DATA EXTRACT ->
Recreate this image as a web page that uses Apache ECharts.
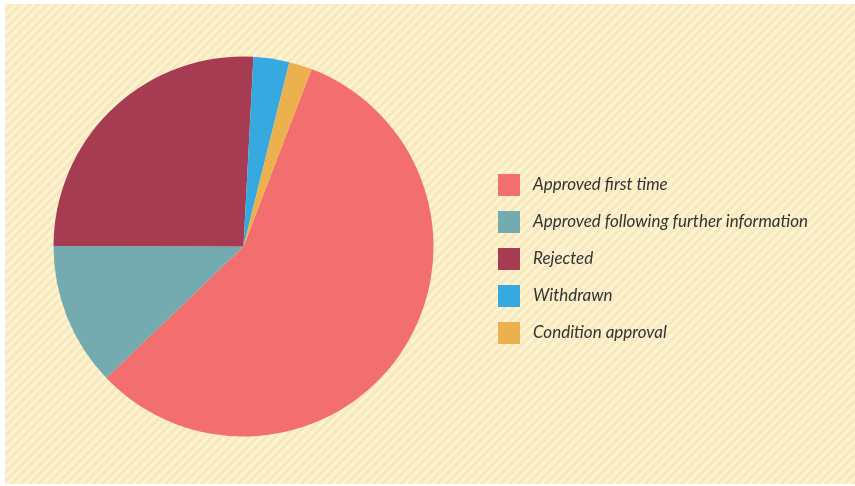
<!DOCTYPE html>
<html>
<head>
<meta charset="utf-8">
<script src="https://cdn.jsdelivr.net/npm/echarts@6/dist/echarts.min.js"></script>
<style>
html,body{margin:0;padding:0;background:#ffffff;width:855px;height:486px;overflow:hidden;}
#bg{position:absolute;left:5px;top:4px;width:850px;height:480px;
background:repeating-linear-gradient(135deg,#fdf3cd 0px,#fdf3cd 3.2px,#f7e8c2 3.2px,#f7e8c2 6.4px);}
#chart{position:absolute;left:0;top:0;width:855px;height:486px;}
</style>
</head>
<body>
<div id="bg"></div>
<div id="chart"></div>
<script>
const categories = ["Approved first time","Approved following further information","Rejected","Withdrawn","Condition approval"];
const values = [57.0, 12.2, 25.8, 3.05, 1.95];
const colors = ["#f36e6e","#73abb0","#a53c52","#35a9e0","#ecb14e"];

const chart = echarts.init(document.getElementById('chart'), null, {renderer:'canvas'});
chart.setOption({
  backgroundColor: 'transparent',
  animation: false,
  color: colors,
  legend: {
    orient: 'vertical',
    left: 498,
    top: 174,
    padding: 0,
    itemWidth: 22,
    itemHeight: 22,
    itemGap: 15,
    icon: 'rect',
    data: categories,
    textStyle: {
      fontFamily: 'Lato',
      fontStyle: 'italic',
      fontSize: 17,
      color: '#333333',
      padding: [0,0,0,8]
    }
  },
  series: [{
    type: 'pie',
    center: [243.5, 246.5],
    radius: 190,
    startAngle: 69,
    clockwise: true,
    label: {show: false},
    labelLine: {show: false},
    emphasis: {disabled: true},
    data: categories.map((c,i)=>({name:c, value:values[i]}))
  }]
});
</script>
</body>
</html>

DIRECTIONS FOR THIS TASK ->
Transcribe the material exactly, and leave out whatever pictures it holds.

TASK OUTPUT ->
Recreate this image as a web page that uses Apache ECharts.
<!DOCTYPE html>
<html>
<head>
<meta charset="utf-8">
<script src="https://cdn.jsdelivr.net/npm/echarts@6/dist/echarts.min.js"></script>
<style>
html,body{margin:0;padding:0;background:#ffffff;width:855px;height:486px;overflow:hidden;}
#bg{position:absolute;left:5px;top:4px;width:850px;height:480px;
background:repeating-linear-gradient(135deg,#fdf3cd 0px,#fdf3cd 3.2px,#f7e8c2 3.2px,#f7e8c2 6.4px);}
#chart{position:absolute;left:0;top:0;width:855px;height:486px;}
</style>
</head>
<body>
<div id="bg"></div>
<div id="chart"></div>
<script>
const categories = ["Approved first time","Approved following further information","Rejected","Withdrawn","Condition approval"];
const values = [57.0, 12.2, 25.8, 3.05, 1.95];
const colors = ["#f36e6e","#73abb0","#a53c52","#35a9e0","#ecb14e"];

const chart = echarts.init(document.getElementById('chart'), null, {renderer:'canvas'});
chart.setOption({
  backgroundColor: 'transparent',
  animation: false,
  color: colors,
  legend: {
    orient: 'vertical',
    left: 498,
    top: 174,
    padding: 0,
    itemWidth: 22,
    itemHeight: 22,
    itemGap: 15,
    icon: 'rect',
    data: categories,
    textStyle: {
      fontFamily: 'Lato',
      fontStyle: 'italic',
      fontSize: 17,
      color: '#333333',
      padding: [0,0,0,8]
    }
  },
  series: [{
    type: 'pie',
    center: [243.5, 246.5],
    radius: 190,
    startAngle: 69,
    clockwise: true,
    label: {show: false},
    labelLine: {show: false},
    emphasis: {disabled: true},
    data: categories.map((c,i)=>({name:c, value:values[i]}))
  }]
});
</script>
</body>
</html>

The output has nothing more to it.